Start off by sitting down and working out a budget, then it’s time to do more research. Hopefully by now you have a list of a few potential therapists. So, take a look for pricing information on their website or call them to find out.
You will need to know:
- How much each session costs.
- Whether there is a free introductory session.
- What discounts are available for block bookings.
- Whether there are any penalty fees for missed appointments and if so what they are.
At this stage you are probably unlikely to know how many sessions you will need, but don’t be afraid to ask the therapist as they may be able to give you a rough idea to help you out with your budget. And if you haven’t already asked your GP about being referred, make sure you do because if you are entitled to it this could save you a lot of money.
What If It Doesn’t Feel Right?
You and only you can truly know whether you a) click with someone enough to open yourself up fully to them and b) feel comfortable and at ease with a particular person/environment/therapy plan, so trust in yourself and go with what feels right.

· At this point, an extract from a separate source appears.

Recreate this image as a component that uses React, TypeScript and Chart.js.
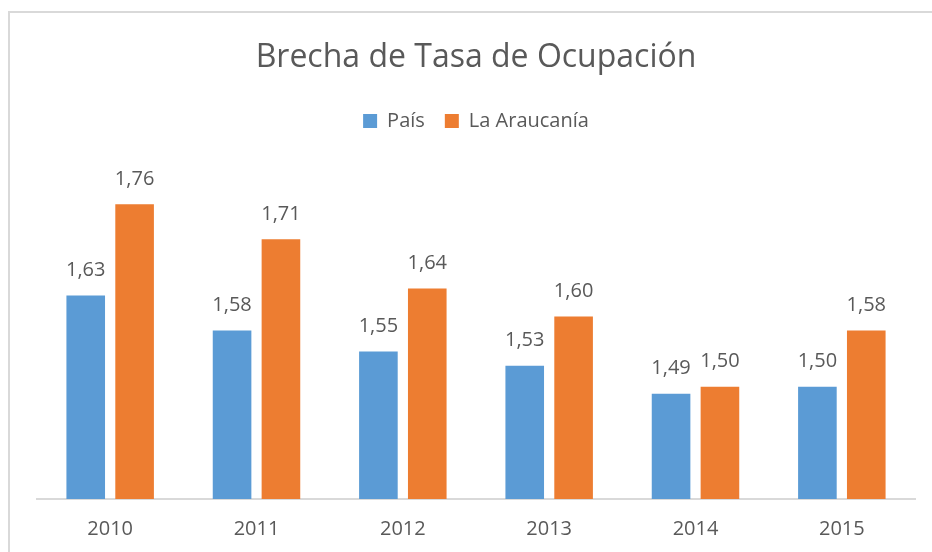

You might not know straight away, but that’s not a problem. If you decide a few weeks along the line that actually it’s not working, or that you don’t feel connected with your therapist after all, then it is totally fine to change. It’s not a failing on either of your parts, if the relationship isn’t there it’s a much braver thing to admit and then do something about, than trying to struggle on.
Therapists know how important forming a good relationship is and so many offer an initial telephone consultation purely for this gut feeling to take place. A lot can be determined from a quick chat and so it is advisable to do this with two or three therapists so that you can compare between them and pick the one that feels right for you.
It may take you some time before finding the right therapist for you, but by following the guidance above it should help you on your way to good mental health.